Jadi kalau sampai Ahok mengamuk, marah-marah, bahkan memaki-maki, menurut saya memang anggota DPRD dan pegawai Pemda DKI yang kurang ajar ingin memanipulasi APBD.

Orang kotor dan otaknya jahat memang tidak bakal sanggup bergaul dengan orang-orang bersih dan berani. Jadi pesan saya, jangan ada oknum DPRD yang mencoba menyingkirkan Ahok Pahlawan Jakarta. Rakyat Jakarta melihat. Rakyat Jakarta mencatat.
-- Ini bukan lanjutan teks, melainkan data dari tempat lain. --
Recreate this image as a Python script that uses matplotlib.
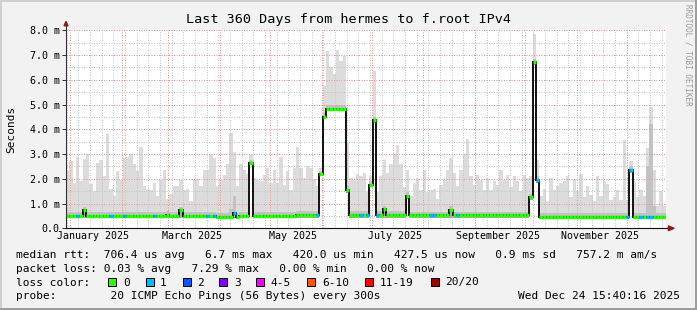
import datetime as dt
import matplotlib
matplotlib.use("Agg")
import matplotlib.pyplot as plt
import matplotlib.dates as mdates
from matplotlib.ticker import MultipleLocator
from matplotlib.patches import Rectangle
from matplotlib.lines import Line2D

# ---- data (2-day bins, milliseconds) ----
t_start = dt.datetime(2024, 12, 29, 15, 40, 16)
t_end = dt.datetime(2025, 12, 24, 15, 40, 16)
bin_days = 2

# median rtt
rtt_med = [
    .49, .49, .49, .49, .49, .75, .49, .49, .49, .49,
    .49, .49, .49, .49, .49, .49, .49, .49, .49, .49,
    .49, .49, .49, .49, .49, .49, .49, .49, .49, .49,
    .55, .49, .49, .49, .72, .49, .49, .49, .49, .49,
    .49, .49, .49, .49, .49, .45, .45, .45, .45, .45,
    .60, .45, .49, .49, .49, 2.65, .49, .49, .49, .49,
    .49, .49, .49, .49, .49, .49, .49, .49, .49, .55,
    .55, .55, .55, .55, .55, .55, 2.20, 4.50, 4.84, 4.84,
    4.84, 4.84, 4.84, 4.84, 1.55, .55, .55, .55, .55, .55,
    .55, 1.76, 4.36, .55, .55, .76, .53, .53, .53, .53,
    .53, .53, 1.30, .52, .52, .52, .52, .52, .52, .52,
    .52, .52, .52, .52, .52, .75, .52, .52, .52, .52,
    .52, .52, .52, .52, .52, .52, .52, .52, .52, .52,
    .52, .52, .52, .52, .52, .52, .52, .52, .52, 1.25,
    6.70, 1.95, .46, .46, .46, .46, .46, .46, .46, .46,
    .46, .46, .46, .46, .46, .46, .46, .46, .46, .46,
    .46, .46, .46, .46, .46, .46, .46, .46, .46, 2.36,
    .46, .46, .46, .46, .46, .46, .46, .46, .46, .46,
]

# highest ping (top of the light smoke)
rtt_max = [
    2.3, 2.7, 1.85, 2.9, 1.9, 2.8, 3.0, 1.8, 1.5, 2.65,
    2.75, 2.1, 3.8, 1.6, 1.3, 2.3, 1.95, 2.85, 2.9, 3.0,
    2.6, 2.3, 3.3, 1.7, 1.6, 1.55, 1.85, 1.3, 1.95, 2.35,
    1.2, 1.4, 1.7, 1.7, 1.95, 1.55, 1.6, 1.1, 1.95, 2.0,
    1.7, 2.35, 2.35, 3.0, 2.85, 1.7, 1.95, 2.15, 2.6, 3.85,
    3.1, 1.7, 2.6, 2.35, 2.2, 2.95, 2.05, 1.95, 1.9, 2.15,
    2.45, 1.85, 2.35, 1.85, 2.9, 1.75, 2.3, 1.55, 2.45, 3.3,
    2.45, 2.05, 2.5, 2.45, 2.0, 1.7, 2.45, 5.75, 7.15, 6.5,
    6.25, 7.2, 6.75, 6.95, 3.45, 2.05, 1.95, 2.2, 2.1, 2.25,
    1.45, 2.1, 6.35, 1.45, 2.1, 2.75, 2.25, 2.6, 3.0, 3.35,
    2.6, 1.65, 2.35, 1.3, 1.85, 2.05, 1.55, 2.35, 1.45, 1.55,
    1.6, 1.2, 1.75, 1.95, 2.35, 2.85, 2.25, 1.7, 2.35, 3.0,
    3.6, 2.1, 1.75, 2.15, 1.95, 1.55, 2.05, 1.55, 1.9, 1.75,
    2.35, 1.95, 2.15, 1.65, 2.1, 1.9, 1.5, 2.15, 2.05, 2.1,
    7.85, 2.75, 1.3, 1.6, 1.1, 2.05, 1.55, 1.7, 1.85, 1.9,
    2.1, 1.25, 2.0, 1.5, 2.2, 1.25, 1.7, 1.35, 1.1, 2.1,
    1.3, 1.9, 1.8, 1.15, 1.25, 1.55, 1.15, 3.55, 1.15, 2.7,
    1.9, 1.25, 1.55, 1.3, 3.25, 4.9, 2.35, 0.9, 1.5, 0.9,
]

# lowest ping (bottom of the smoke)
rtt_min = [
    .40, .40, .40, .40, .40, .40, .40, .40, .40, .40,
    .40, .40, .40, .40, .40, .40, .40, .40, .40, .40,
    .40, .40, .40, .40, .40, .40, .40, .40, .40, .40,
    .40, .40, .40, .40, .40, .40, .40, .40, .40, .40,
    .40, .40, .40, .40, .40, .38, .38, .38, .38, .38,
    .40, .38, .40, .40, .40, 2.55, .40, .40, .40, .40,
    .40, .40, .40, .40, .40, .40, .40, .40, .40, .43,
    .43, .43, .43, .43, .43, .43, 2.10, 4.40, 4.72, 4.72,
    4.72, 4.72, 4.72, 4.72, 1.42, .42, .42, .42, .42, .42,
    .42, 1.65, 4.25, .42, .42, .42, .42, .42, .42, .42,
    .42, .42, 1.20, .41, .41, .41, .41, .41, .41, .41,
    .41, .41, .41, .41, .41, .41, .41, .41, .41, .41,
    .41, .41, .41, .41, .41, .41, .41, .41, .41, .41,
    .41, .41, .41, .41, .41, .41, .41, .41, .41, 1.15,
    6.60, 1.85, .37, .37, .37, .37, .37, .37, .37, .37,
    .37, .37, .37, .37, .37, .37, .37, .37, .37, .37,
    .37, .37, .37, .37, .37, .37, .37, .37, .37, 2.25,
    .37, .37, .37, .37, .37, .37, .37, .37, .37, .37,
]

# upper edge of the dense (darker) smoke
rtt_uq = [
    .64, .64, .64, .64, .64, .88, .64, .64, .64, .64,
    .64, .64, .64, .64, .64, .64, .64, .64, .64, .64,
    .64, .64, .64, .64, .64, .64, .64, .64, .64, .64,
    .68, .64, .64, .64, .85, .64, .64, .64, .64, .64,
    .64, .64, .64, .64, .64, .60, .60, .60, .60, .80,
    1.30, .62, .64, .64, .64, 2.75, .64, .64, .64, .64,
    .64, .64, .64, .64, .64, .64, .64, .64, .64, .70,
    .70, .70, .70, .70, .70, .70, 2.32, 4.65, 5.00, 5.00,
    5.00, 5.00, 5.00, 5.00, 1.70, .70, .70, .70, .70, .70,
    .70, 1.90, 4.50, .70, .70, .90, .68, .68, .68, .68,
    .68, .68, 1.45, .67, .67, .67, .67, .67, .67, .67,
    .67, .67, .67, .67, .67, .90, .67, .67, .67, .67,
    .67, .67, .67, .67, .67, .67, .67, .67, .67, .67,
    .67, .67, .67, .67, .67, .67, .67, .67, .67, 1.40,
    6.85, 2.10, .61, .61, .61, .61, .61, .61, .61, .61,
    .61, .61, .61, .61, .61, .61, .61, .61, .61, .61,
    .61, .61, .61, .61, .61, .61, .61, .61, .61, 2.50,
    .61, .61, .61, .61, 2.50, 4.20, .90, .61, .61, .61,
]

# lost pings (of 20) per bin
loss = [
    0, 0, 0, 1, 0, 0, 0, 0, 0, 0,
    0, 0, 0, 1, 0, 0, 0, 1, 0, 0,
    0, 0, 0, 0, 0, 0, 1, 0, 0, 0,
    0, 0, 0, 0, 0, 0, 0, 0, 0, 0,
    0, 0, 1, 0, 1, 0, 0, 0, 0, 0,
    1, 0, 0, 0, 0, 0, 0, 0, 0, 0,
    0, 0, 0, 0, 0, 0, 0, 0, 0, 0,
    0, 0, 0, 0, 0, 1, 0, 0, 0, 0,
    0, 0, 0, 0, 0, 0, 0, 0, 1, 0,
    1, 0, 0, 1, 0, 0, 0, 0, 0, 0,
    0, 0, 0, 0, 0, 0, 0, 0, 0, 1,
    1, 0, 0, 0, 0, 0, 0, 1, 0, 0,
    0, 0, 0, 0, 0, 0, 0, 0, 0, 0,
    0, 0, 0, 0, 0, 0, 0, 0, 0, 0,
    0, 1, 0, 0, 0, 0, 0, 0, 0, 0,
    0, 0, 0, 0, 0, 0, 0, 0, 0, 0,
    0, 0, 0, 0, 0, 0, 0, 0, 1, 1,
    0, 0, 1, 0, 1, 1, 0, 0, 0, 0,
]

loss_labels = ['0', '1', '2', '3', '4-5', '6-10', '11-19', '20/20']
loss_limits = [0, 1, 2, 3, 5, 10, 19, 20]
loss_colors = ['#26ff00', '#00b8ff', '#0059ff', '#7e00ff', '#ff00ff', '#ff5500', '#ff0000', '#a10000']

title = 'Last 360 Days from hermes to f.root IPv4'
legend_lines = [
    'median rtt:  706.4 us avg   6.7 ms max   420.0 us min   427.5 us now   0.9 ms sd   757.2 m am/s',
    'packet loss: 0.03 % avg   7.29 % max   0.00 % min   0.00 % now',
]
probe_text = 'probe:        20 ICMP Echo Pings (56 Bytes) every 300s'
stamp_text = 'Wed Dec 24 15:40:16 2025'

# ---- layout ----
W, H = 697, 310
MONO = 'DejaVu Sans Mono'
plt.rcParams['font.family'] = [MONO, 'DejaVu Sans']
GRID = '#c4c4c4'
MGRID = '#f09494'
DOT = (0, (1, 1.5))


def fx(px):
    return px / W


def fy(py):
    return 1 - py / H


def color_for(n):
    for lim, c in zip(loss_limits, loss_colors):
        if n <= lim:
            return c
    return loss_colors[-1]


fig = plt.figure(figsize=(W / 100, H / 100), dpi=100, facecolor='#f2f2f2')
ax = fig.add_axes([fx(66), fy(228.3), 600 / W, 198 / H])
ax.set_facecolor('white')

edges = mdates.date2num([t_start + dt.timedelta(days=bin_days * i) for i in range(len(rtt_med) + 1)])

# smoke
ax.stairs(rtt_max, edges, baseline=rtt_min, fill=True, color='#dcdcdc', lw=0, zorder=1)
ax.stairs(rtt_uq, edges, baseline=rtt_min, fill=True, color='#c2c2c2', lw=0, zorder=1.1)
ax.stairs(rtt_med, edges, baseline=rtt_min, fill=True, color='#a4a4a4', lw=0, zorder=1.2)

# median
ax.stairs(rtt_med, edges, baseline=None, color='#111111', lw=1.4, zorder=3)
ax.hlines(rtt_med, edges[:-1], edges[1:], colors=[color_for(n) for n in loss], lw=2.5, zorder=4)

ax.set_xlim(mdates.date2num(t_start), mdates.date2num(t_end))
ax.set_ylim(0, 8)

# grid (dotted, drawn over the smoke)
ax.set_axisbelow(False)
ax.yaxis.set_major_locator(MultipleLocator(1))
ax.yaxis.set_minor_locator(MultipleLocator(0.5))
ax.set_yticks(range(9), labels=['0.0'] + ['%.1f m' % v for v in range(1, 9)])
ax.yaxis.grid(True, which='minor', color=GRID, lw=0.72, ls=DOT)
ax.yaxis.grid(True, which='major', color=MGRID, lw=0.72, ls=DOT)

d = dt.datetime(2024, 12, 30)
while d < t_end:
    ax.axvline(mdates.date2num(d), color=GRID, lw=0.72, ls=DOT, zorder=2.4)
    d += dt.timedelta(days=7)
for m in range(1, 13):
    ax.axvline(mdates.date2num(dt.datetime(2025, m, 1)), color=MGRID, lw=0.72, ls=DOT, zorder=2.5)

ax.xaxis.set_major_locator(mdates.MonthLocator(bymonth=[1, 3, 5, 7, 9, 11], bymonthday=15))
ax.xaxis.set_major_formatter(mdates.DateFormatter('%B %Y'))
ax.tick_params(axis='x', length=0, pad=2.2, labelsize=7.2)
ax.tick_params(axis='y', which='major', direction='out', length=3, width=0.72, color='#333333',
               pad=1.5, labelsize=7.2)
ax.tick_params(axis='y', which='minor', length=0)

for s in ax.spines.values():
    s.set_visible(False)

# axes with arrows
ax.plot([0, 0], [0, 1.03], transform=ax.transAxes, clip_on=False, color='#333333', lw=0.8, zorder=6)
ax.plot([0, 1.008], [0, 0], transform=ax.transAxes, clip_on=False, color='#111111', lw=0.8, zorder=6)
ax.fill([-3.3e-3, 3.3e-3, 0], [1.023, 1.023, 1.045], transform=ax.transAxes, clip_on=False,
        color='#8c1c1c', zorder=7)
ax.fill([1.004, 1.004, 1.0135], [-0.012, 0.012, 0], transform=ax.transAxes, clip_on=False,
        color='#8c1c1c', zorder=7)

# texts
fig.text(fx(348), fy(20), title, ha='center', va='center', fontsize=9.7)
fig.text(fx(11), fy(129), 'Seconds', rotation=90, ha='center', va='center', fontsize=8)
fig.text(fx(688), fy(4), 'RRDTOOL / TOBI OETIKER', rotation=270, ha='center', va='top',
         fontsize=5.5, color='#9a9a9a')

for line, y in zip(legend_lines, [258, 271.5]):
    fig.text(fx(16), fy(y), line, ha='left', va='baseline', fontsize=8)

fig.text(fx(16), fy(285.5), 'loss color:', ha='left', va='baseline', fontsize=8)
box_x = [108.3, 145.7, 182.7, 219.3, 256, 307.3, 365.3, 430.7]
for lab, c, x in zip(loss_labels, loss_colors, box_x):
    fig.add_artist(Rectangle((fx(x), fy(285.7)), 8 / W, 8 / H, transform=fig.transFigure,
                             facecolor=c, edgecolor='black', lw=0.72))
    fig.text(fx(x + 14.5), fy(285.5), lab, ha='left', va='baseline', fontsize=8)

fig.text(fx(16), fy(299), probe_text, ha='left', va='baseline', fontsize=8)
fig.text(fx(680), fy(299), stamp_text, ha='right', va='baseline', fontsize=8)

# frame shading
fig.add_artist(Line2D([0, 1], [fy(1), fy(1)], transform=fig.transFigure, color='#cfcfcf', lw=1.44))
fig.add_artist(Line2D([fx(1), fx(1)], [0, 1], transform=fig.transFigure, color='#cfcfcf', lw=1.44))
fig.add_artist(Line2D([fx(696), fx(696)], [0, 1], transform=fig.transFigure, color='#9e9e9e', lw=1.44))
fig.add_artist(Line2D([0, 1], [fy(309), fy(309)], transform=fig.transFigure, color='#9e9e9e', lw=1.44))

fig.savefig('out.png', dpi=100, facecolor=fig.get_facecolor())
Oya kalau soal maki maki, coba cek diri sendiri deh. Apa iya Anda seumur hidup tidak pernah memaki. Apa iya di tengah kemacetan, dan ada sepeda motor nyelonong dan menyenggol mobil, Anda tidak refleks memaki? Apa iya Anda cuma tersenyum dan berbahasa munafik, jika anda tahu uang rakyat Rp 12,1 Trilyun siap ditilep, dicuri oknum DPRD DKI Jakarta dan pegawai Pemda DKI Jakarta. Apa iya anda cuma tersenyum kalau sebagai atasan, Anda dicurangi dan ditipu habis-habisan oleh bawahan Anda?
Jadi mari kita dukung dan doakan Ahok dan jajaran Pemda DKI Jakarta semoga bisa mengelola APBD dengan benar dan bermanfaat maksimal untuk DKI Jakarta.